### STATED GOAL
Extract every line that includes the string "this".

◇ ◇ ◇ ◇ ◇

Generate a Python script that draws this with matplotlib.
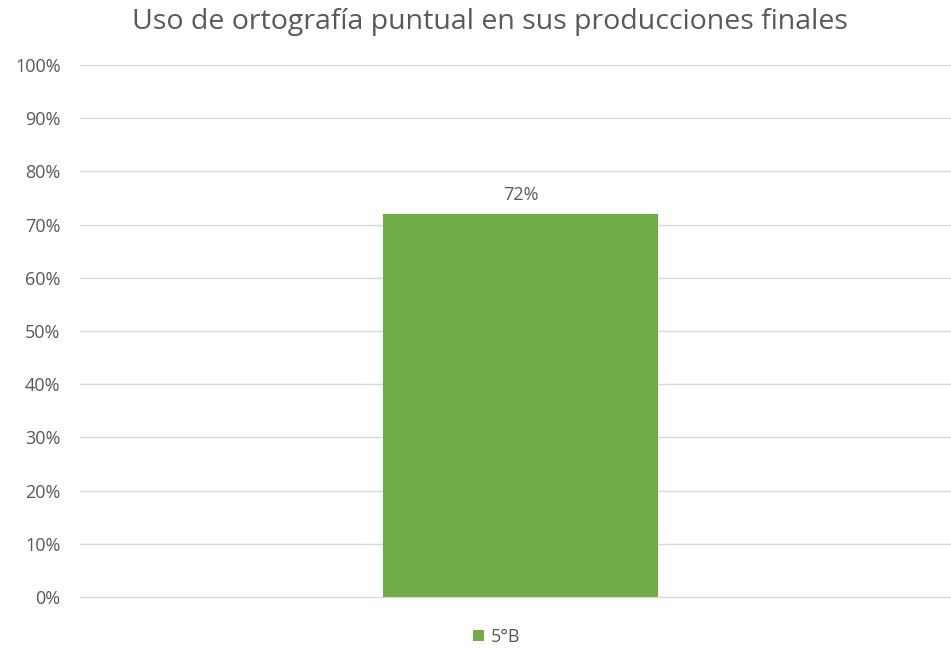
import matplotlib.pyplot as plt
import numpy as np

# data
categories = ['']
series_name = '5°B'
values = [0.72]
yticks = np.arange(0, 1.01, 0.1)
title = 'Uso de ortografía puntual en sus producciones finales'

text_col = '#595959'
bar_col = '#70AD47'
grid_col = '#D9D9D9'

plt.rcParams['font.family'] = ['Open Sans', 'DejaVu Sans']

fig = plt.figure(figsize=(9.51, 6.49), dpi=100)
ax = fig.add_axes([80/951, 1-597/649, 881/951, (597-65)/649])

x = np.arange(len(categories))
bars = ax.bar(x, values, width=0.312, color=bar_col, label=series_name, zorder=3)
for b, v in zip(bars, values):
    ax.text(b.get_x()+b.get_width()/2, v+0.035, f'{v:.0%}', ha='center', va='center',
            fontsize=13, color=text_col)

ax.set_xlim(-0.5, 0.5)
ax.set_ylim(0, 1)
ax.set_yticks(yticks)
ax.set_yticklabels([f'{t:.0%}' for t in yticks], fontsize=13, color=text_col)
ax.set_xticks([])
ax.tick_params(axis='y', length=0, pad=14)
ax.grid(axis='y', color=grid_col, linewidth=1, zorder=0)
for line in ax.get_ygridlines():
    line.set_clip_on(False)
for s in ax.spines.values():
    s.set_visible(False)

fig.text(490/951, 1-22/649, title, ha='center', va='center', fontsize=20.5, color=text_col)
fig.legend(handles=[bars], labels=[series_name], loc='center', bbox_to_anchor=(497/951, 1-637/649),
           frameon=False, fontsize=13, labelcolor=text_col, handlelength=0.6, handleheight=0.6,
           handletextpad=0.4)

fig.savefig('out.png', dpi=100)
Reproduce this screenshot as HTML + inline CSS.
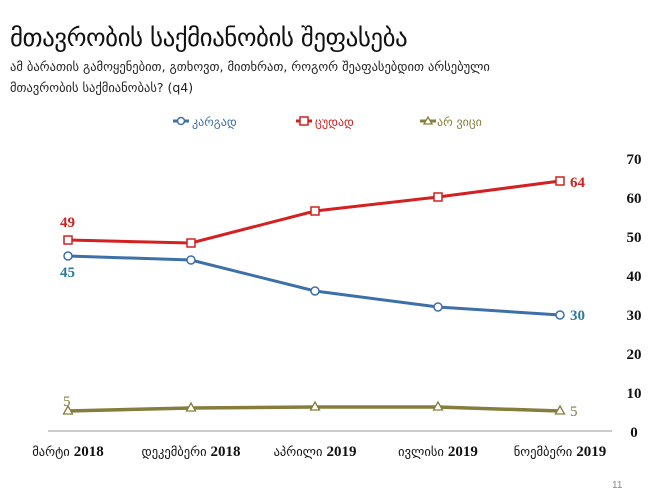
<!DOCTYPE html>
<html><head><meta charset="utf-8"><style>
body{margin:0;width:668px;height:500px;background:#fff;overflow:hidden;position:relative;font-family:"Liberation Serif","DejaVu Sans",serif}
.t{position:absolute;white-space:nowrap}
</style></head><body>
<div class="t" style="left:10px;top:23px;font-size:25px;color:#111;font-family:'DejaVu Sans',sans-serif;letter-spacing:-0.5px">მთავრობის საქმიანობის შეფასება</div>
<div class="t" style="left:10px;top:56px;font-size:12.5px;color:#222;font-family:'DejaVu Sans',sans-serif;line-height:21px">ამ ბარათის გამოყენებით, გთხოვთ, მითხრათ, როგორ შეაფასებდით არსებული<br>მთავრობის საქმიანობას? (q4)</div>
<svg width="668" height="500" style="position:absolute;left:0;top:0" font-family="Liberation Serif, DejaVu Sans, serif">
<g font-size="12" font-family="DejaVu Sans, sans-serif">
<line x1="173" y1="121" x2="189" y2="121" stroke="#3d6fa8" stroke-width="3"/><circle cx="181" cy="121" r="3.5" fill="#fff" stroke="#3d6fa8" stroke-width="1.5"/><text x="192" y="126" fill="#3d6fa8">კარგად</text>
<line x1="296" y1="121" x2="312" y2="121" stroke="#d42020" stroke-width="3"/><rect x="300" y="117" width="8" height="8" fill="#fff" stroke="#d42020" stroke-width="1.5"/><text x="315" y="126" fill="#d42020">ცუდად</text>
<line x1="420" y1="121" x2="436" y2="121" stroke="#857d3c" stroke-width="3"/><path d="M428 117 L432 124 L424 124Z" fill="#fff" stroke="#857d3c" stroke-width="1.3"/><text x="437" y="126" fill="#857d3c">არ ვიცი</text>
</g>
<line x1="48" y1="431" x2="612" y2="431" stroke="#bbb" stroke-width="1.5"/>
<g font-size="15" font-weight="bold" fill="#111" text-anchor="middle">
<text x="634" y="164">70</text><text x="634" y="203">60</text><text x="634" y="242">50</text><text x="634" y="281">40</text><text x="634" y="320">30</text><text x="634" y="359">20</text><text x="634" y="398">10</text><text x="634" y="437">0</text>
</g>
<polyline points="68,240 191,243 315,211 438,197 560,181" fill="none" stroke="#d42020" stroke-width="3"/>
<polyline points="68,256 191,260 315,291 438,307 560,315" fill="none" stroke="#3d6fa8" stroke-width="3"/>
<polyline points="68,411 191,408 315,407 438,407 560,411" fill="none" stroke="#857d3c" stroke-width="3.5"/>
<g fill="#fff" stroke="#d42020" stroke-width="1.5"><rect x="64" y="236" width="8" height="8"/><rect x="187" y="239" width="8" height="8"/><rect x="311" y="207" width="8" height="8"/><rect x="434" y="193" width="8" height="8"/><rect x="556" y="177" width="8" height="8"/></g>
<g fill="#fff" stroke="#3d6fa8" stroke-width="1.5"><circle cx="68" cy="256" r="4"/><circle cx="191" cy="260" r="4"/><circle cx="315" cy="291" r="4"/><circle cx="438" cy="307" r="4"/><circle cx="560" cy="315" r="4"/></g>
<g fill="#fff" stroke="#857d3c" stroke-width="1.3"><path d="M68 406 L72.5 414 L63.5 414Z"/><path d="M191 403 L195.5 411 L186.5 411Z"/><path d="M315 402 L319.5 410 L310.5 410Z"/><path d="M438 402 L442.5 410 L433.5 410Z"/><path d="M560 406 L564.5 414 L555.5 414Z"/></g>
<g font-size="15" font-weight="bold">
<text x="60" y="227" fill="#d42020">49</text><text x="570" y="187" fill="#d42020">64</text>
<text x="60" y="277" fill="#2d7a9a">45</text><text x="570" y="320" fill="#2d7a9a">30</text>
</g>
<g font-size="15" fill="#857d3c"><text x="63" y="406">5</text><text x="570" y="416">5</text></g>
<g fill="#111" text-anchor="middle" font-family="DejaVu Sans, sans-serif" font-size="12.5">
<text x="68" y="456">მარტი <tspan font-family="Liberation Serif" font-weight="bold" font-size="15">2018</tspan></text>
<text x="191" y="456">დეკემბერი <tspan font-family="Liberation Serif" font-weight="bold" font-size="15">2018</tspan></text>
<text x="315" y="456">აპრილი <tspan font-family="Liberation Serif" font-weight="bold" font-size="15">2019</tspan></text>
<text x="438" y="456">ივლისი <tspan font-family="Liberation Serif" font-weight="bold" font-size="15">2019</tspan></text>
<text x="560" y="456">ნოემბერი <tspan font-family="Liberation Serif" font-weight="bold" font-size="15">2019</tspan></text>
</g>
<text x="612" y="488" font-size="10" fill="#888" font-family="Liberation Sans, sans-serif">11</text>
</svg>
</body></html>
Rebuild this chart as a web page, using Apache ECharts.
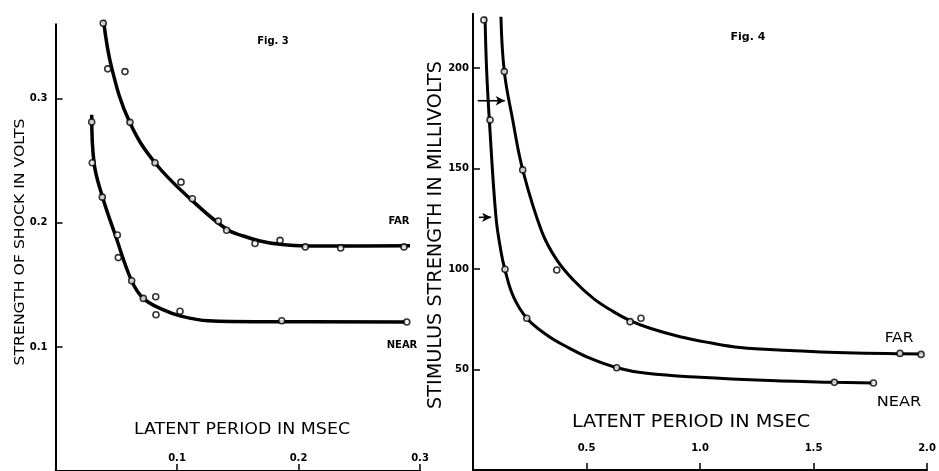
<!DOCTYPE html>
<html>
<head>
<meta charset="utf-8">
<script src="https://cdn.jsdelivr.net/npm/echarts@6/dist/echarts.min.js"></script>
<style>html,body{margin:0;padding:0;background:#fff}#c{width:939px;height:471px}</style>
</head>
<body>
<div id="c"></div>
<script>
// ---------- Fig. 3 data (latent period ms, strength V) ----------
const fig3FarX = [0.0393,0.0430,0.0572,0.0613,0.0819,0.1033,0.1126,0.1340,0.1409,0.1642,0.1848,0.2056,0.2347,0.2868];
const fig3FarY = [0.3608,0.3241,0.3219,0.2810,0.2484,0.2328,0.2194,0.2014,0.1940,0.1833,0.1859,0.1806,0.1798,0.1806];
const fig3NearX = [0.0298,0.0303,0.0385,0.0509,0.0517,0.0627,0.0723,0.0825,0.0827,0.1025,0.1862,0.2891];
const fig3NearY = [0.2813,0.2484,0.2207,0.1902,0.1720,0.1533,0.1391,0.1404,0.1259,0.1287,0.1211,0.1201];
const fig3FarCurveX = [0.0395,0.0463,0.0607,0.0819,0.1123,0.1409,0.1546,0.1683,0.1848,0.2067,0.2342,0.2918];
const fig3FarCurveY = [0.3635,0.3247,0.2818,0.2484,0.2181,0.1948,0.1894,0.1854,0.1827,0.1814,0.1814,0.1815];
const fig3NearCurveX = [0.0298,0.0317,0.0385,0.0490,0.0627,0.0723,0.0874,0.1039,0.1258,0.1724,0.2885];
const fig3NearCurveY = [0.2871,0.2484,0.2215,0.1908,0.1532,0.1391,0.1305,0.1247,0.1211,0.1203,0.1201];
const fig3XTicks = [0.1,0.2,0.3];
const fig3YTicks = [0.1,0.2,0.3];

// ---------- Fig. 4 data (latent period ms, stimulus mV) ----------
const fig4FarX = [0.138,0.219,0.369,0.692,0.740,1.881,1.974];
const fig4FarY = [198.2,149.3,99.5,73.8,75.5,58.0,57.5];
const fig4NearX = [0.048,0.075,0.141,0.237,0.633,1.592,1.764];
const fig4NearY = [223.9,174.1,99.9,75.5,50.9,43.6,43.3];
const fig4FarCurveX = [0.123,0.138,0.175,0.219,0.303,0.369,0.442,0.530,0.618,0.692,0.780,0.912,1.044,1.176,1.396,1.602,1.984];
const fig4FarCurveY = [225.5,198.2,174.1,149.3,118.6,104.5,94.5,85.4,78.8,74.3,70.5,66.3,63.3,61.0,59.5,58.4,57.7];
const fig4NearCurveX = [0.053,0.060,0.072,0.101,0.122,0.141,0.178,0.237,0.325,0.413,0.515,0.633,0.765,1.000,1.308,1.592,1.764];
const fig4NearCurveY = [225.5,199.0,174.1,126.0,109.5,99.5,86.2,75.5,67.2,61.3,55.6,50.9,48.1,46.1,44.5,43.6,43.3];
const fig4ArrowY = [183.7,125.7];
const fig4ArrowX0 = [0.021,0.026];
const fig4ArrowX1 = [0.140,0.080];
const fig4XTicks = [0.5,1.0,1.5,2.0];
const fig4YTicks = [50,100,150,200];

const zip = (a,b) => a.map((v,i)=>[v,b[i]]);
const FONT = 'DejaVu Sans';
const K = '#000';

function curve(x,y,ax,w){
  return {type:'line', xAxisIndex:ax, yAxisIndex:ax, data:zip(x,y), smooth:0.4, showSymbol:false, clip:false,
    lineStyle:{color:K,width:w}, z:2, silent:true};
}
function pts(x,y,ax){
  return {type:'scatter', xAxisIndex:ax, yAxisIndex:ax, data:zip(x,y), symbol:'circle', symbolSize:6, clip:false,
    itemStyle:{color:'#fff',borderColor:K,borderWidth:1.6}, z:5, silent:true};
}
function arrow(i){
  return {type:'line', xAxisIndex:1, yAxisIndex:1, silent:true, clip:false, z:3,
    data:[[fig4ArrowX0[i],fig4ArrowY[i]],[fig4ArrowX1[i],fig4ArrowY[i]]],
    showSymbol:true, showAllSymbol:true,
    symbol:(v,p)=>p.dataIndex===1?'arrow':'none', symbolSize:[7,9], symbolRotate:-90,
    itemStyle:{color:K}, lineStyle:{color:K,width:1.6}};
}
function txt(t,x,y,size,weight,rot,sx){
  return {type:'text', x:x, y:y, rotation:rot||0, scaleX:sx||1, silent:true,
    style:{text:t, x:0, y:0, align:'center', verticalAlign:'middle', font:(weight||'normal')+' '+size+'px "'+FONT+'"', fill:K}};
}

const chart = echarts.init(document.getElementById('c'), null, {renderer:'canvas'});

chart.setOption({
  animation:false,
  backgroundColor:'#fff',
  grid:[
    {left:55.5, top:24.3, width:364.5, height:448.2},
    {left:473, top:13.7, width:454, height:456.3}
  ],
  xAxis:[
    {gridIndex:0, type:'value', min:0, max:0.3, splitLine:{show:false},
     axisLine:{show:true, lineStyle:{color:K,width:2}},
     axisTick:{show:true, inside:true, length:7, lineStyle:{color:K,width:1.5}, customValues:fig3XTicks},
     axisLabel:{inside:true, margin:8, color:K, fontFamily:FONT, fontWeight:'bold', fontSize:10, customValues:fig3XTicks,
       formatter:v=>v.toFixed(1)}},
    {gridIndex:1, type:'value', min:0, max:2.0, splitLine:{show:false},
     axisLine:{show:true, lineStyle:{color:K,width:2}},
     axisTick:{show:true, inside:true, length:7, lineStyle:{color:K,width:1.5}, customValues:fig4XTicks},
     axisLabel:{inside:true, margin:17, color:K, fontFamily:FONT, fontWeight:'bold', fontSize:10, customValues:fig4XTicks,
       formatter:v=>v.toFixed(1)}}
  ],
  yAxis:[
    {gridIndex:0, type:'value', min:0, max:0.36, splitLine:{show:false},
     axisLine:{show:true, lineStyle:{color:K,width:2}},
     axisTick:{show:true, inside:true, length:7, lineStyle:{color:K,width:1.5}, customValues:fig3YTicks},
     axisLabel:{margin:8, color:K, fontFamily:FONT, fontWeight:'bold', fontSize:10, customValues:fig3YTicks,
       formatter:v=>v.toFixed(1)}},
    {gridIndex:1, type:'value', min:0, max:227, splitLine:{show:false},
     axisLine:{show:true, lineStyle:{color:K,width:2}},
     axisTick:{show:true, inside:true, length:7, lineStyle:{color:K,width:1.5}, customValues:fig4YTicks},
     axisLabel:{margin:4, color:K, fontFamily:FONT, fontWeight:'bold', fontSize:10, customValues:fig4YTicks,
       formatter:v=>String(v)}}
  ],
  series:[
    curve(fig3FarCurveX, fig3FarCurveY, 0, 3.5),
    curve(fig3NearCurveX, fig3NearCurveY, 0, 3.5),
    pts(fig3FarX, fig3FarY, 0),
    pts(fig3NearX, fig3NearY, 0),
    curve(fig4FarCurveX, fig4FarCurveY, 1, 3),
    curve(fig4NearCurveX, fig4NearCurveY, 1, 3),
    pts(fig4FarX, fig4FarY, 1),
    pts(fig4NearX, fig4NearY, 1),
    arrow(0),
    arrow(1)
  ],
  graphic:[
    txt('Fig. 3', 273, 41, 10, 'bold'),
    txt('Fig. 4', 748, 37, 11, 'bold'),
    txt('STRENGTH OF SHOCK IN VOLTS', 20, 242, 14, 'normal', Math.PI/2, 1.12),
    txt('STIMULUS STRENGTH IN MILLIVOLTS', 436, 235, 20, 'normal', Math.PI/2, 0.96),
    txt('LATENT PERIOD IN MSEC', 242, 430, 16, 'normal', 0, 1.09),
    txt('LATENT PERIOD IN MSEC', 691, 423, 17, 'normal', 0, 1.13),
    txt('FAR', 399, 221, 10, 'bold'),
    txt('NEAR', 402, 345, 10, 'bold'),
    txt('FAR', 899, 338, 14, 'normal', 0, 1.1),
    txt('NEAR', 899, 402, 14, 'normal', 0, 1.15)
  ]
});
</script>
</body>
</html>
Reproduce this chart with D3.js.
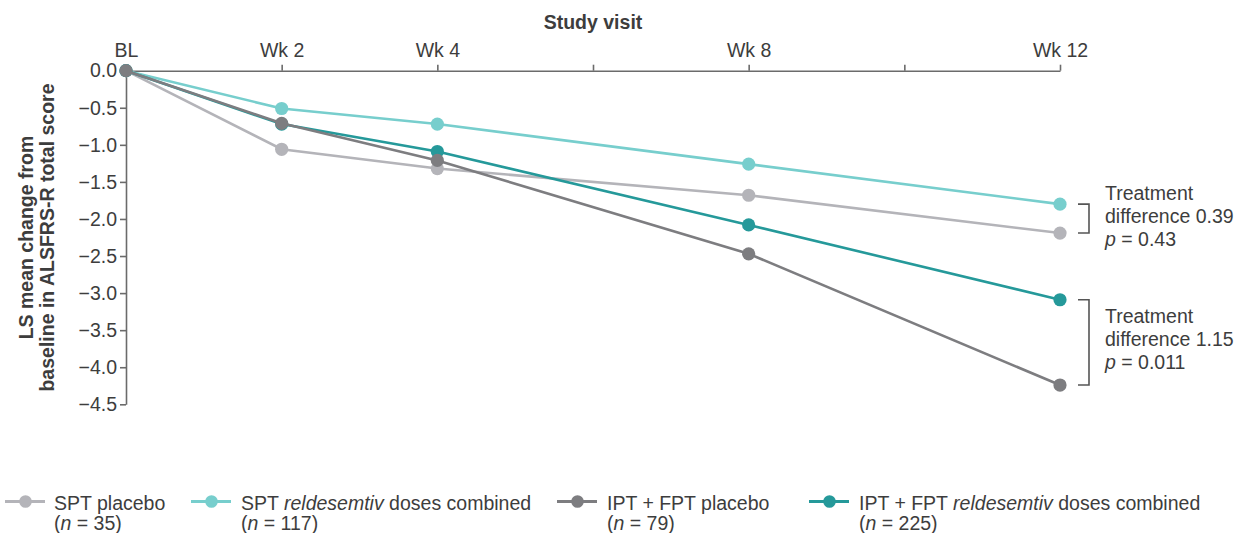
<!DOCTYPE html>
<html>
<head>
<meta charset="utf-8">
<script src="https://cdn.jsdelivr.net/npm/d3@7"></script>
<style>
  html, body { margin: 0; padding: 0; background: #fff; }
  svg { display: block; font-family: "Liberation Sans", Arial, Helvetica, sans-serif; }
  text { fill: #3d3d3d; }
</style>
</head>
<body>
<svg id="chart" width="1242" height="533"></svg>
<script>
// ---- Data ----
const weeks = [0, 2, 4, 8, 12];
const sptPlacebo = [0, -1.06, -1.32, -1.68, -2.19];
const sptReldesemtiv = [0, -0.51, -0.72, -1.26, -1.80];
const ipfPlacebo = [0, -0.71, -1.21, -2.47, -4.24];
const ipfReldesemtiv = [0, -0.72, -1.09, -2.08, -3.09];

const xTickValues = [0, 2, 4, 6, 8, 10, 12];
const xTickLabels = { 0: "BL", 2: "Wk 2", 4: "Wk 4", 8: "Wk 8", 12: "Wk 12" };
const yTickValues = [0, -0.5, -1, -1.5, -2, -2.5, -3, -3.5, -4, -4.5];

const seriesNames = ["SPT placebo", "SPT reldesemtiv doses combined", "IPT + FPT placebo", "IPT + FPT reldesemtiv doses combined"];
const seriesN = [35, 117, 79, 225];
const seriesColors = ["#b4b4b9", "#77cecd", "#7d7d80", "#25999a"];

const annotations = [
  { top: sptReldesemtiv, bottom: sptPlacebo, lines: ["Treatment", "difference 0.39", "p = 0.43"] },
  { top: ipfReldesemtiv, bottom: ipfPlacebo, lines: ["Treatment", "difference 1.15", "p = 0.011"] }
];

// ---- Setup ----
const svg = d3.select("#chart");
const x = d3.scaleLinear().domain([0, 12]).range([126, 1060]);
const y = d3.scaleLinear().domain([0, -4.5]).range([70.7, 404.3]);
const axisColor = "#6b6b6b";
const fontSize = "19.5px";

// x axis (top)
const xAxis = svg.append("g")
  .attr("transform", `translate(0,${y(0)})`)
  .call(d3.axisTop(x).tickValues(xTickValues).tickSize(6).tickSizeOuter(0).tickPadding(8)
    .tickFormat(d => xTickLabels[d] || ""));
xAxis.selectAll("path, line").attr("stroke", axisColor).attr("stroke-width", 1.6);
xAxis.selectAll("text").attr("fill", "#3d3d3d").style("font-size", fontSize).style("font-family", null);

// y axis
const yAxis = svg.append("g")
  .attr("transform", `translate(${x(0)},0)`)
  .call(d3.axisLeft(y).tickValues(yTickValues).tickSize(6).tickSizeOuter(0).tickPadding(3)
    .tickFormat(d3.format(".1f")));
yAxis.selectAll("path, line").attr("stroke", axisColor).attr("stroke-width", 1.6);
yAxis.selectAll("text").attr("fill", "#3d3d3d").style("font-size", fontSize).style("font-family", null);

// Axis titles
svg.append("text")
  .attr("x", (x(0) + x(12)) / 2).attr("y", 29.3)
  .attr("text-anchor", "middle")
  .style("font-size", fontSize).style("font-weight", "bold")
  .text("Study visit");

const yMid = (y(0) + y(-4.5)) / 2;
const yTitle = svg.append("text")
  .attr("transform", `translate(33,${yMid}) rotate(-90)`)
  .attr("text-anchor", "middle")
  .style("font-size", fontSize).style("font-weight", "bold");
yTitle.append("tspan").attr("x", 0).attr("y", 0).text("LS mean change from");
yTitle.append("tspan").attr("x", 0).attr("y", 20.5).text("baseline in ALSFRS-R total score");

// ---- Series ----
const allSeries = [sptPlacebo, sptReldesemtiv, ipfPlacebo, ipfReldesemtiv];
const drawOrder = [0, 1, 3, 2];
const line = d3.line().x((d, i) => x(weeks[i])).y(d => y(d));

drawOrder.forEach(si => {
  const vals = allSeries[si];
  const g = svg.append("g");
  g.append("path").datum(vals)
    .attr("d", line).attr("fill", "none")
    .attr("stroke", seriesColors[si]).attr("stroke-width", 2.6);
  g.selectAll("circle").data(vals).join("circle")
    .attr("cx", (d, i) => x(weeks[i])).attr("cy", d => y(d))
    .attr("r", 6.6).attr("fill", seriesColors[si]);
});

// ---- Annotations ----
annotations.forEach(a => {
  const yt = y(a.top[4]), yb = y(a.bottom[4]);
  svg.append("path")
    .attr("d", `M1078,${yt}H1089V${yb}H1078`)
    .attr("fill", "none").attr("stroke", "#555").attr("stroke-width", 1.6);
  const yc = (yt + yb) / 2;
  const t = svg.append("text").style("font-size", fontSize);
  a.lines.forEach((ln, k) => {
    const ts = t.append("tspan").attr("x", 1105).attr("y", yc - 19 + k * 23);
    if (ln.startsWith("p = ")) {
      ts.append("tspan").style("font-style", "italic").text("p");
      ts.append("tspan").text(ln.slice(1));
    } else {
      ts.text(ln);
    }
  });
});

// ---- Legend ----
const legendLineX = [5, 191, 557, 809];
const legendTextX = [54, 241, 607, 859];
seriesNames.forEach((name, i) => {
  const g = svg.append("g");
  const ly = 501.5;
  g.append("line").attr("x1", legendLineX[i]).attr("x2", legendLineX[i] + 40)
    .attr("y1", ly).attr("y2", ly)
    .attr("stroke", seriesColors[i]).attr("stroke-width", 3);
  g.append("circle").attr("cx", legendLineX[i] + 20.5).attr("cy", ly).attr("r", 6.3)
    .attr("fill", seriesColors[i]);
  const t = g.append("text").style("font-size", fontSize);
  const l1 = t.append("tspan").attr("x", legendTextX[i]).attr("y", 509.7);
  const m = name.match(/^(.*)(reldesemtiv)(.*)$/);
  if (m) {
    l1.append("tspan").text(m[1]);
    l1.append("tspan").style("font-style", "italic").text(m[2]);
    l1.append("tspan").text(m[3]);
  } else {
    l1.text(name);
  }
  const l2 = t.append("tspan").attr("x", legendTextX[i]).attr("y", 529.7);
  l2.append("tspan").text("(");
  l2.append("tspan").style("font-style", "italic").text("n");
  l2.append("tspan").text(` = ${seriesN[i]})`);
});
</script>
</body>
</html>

◇ ◇ ◇ ◇ ◇

### ANSWER TO THE PROBLEM
Generate a Python script that draws this with matplotlib.
Reproduce this screenshot as HTML + inline CSS.
Rebuild this chart as a web page, using Apache ECharts.
Reproduce this chart with D3.js.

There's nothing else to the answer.